HRTFs add specific coloration to the decoded binaural output signal. However, this coloration is dependent on the HRTF set used (due to individual nature of HRTFs). For example, here is an example HRTF frequency response of the THRIVE set and a similar response of the SADIE KU100 set:
If you already have produced an ambisonic soundtrack using our THRIVE HRTF set for monitoring, you can simply correct the frequency response of your ambiX tracks to match the frequency response of the new SADIE KU100 HRTF set. This can be done by applying the filters we share in the /ambisonic correction filters directory.

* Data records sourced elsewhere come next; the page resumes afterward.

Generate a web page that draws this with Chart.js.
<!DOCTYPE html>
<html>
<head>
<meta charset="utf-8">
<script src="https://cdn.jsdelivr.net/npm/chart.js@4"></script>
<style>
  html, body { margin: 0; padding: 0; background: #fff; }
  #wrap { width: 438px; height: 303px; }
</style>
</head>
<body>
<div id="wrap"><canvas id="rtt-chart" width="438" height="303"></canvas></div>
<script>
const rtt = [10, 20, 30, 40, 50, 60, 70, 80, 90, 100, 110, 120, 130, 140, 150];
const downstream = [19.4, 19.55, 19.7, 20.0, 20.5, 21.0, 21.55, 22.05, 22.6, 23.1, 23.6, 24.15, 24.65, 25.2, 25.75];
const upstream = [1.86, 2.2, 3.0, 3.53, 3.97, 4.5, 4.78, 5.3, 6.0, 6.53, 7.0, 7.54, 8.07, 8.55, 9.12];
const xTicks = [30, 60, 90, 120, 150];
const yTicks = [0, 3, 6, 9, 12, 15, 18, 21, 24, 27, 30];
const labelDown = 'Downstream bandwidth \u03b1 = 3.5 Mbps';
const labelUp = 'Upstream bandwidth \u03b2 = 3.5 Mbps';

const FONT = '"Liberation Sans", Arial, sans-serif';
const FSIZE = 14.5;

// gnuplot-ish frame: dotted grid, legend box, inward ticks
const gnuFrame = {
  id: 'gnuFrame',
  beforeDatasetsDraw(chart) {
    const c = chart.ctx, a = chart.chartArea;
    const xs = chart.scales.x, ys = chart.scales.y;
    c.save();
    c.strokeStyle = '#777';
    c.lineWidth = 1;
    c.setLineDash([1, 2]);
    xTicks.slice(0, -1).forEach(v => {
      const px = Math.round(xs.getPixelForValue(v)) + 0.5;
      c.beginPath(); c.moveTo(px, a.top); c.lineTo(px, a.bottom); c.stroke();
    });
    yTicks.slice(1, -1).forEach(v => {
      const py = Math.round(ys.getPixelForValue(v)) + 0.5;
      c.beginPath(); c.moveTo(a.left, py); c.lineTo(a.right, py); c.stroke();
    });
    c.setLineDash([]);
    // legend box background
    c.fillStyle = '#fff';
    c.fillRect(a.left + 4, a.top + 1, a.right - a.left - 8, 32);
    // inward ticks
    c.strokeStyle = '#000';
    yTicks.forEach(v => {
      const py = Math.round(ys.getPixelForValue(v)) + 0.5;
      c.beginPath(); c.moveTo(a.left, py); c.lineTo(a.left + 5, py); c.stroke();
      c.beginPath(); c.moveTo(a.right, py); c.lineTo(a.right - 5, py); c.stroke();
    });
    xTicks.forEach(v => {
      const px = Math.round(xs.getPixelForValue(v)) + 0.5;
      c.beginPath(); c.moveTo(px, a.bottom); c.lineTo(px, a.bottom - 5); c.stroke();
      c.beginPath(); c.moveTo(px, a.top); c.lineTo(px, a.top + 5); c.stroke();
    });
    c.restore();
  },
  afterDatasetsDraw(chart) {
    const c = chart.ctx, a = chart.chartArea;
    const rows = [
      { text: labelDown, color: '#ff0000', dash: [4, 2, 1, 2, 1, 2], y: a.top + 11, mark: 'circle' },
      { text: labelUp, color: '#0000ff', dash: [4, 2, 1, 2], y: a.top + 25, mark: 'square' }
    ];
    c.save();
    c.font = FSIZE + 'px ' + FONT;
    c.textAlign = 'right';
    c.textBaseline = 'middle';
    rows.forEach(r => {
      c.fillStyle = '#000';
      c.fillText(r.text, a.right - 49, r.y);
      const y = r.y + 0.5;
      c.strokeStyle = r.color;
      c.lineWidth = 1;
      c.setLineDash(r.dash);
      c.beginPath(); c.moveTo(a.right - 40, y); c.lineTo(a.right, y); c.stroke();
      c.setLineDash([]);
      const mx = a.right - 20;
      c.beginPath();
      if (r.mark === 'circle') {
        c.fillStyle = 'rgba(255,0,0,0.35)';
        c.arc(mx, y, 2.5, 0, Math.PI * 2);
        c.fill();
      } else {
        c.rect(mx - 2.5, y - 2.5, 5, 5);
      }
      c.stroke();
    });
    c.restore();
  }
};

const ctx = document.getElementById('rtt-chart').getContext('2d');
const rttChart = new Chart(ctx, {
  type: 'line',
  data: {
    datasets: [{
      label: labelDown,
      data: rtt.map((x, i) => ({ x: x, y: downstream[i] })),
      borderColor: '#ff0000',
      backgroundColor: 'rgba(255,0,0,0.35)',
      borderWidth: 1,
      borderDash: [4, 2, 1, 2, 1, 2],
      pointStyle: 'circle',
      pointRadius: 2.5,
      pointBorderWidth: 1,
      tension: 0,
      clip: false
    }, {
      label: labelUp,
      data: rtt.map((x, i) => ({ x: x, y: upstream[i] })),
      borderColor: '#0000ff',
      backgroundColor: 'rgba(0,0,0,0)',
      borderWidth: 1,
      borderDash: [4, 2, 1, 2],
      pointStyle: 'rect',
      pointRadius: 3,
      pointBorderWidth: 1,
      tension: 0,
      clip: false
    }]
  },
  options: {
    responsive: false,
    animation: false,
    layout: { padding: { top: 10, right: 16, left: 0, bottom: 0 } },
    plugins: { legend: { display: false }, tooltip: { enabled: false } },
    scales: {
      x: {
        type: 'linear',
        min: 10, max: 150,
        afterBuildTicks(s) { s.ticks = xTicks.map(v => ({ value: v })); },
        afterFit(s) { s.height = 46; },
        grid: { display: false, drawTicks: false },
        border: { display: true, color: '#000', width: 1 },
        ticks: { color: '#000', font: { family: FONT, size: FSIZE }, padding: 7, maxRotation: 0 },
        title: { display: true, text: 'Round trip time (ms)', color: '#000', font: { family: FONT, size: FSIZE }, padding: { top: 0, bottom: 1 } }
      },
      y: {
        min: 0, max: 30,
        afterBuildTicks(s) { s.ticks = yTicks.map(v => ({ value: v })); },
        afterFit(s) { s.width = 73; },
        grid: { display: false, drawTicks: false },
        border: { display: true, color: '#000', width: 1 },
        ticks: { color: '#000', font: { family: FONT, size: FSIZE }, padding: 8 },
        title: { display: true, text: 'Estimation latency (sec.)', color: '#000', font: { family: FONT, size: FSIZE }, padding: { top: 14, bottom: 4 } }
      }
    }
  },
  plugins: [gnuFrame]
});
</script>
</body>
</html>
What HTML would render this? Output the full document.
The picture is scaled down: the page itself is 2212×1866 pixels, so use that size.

Due to HRTF processing, the output amplitude of your Ambisonic track may differ depending which HRTF set you use. That is why it is important to monitor the binaural output when working on an ambisonic soundtrack using the binaural decoder which is going to be used to render your ambisonic content. Our binaural decoder's loudness should be the same as the loudness of a standard M-S stereo decoder.
For example, the table below shows expected loudness (according to the EBU R128 standard) and absolute amplitude peak values when a 0.5 normalized pink noise bursts signal is played at 8 different spatial locations around the listener.
Decoder | Loudness [dB LUFS] | Absolute Peak Amplitude |
---|---|---|
M-S Stereo | -10.59 | 0.5000 |
THRIVE | -10.99 | 0.9478 |
SADIE KU100 | -11.20 | 0.9642 |
Please note, although the loudness is matched between different decoders and the stereo decoder, the binaural output may result in the peak amplitude exceeding 0dB FS.
Some third party tools like BlueRippleSound O3A View, Noisemakers AmbiHead and SoundParticles (coming soon) implement their own binaural preview tools using the HRTFs from this repository which match those used by YouTube 360/VR.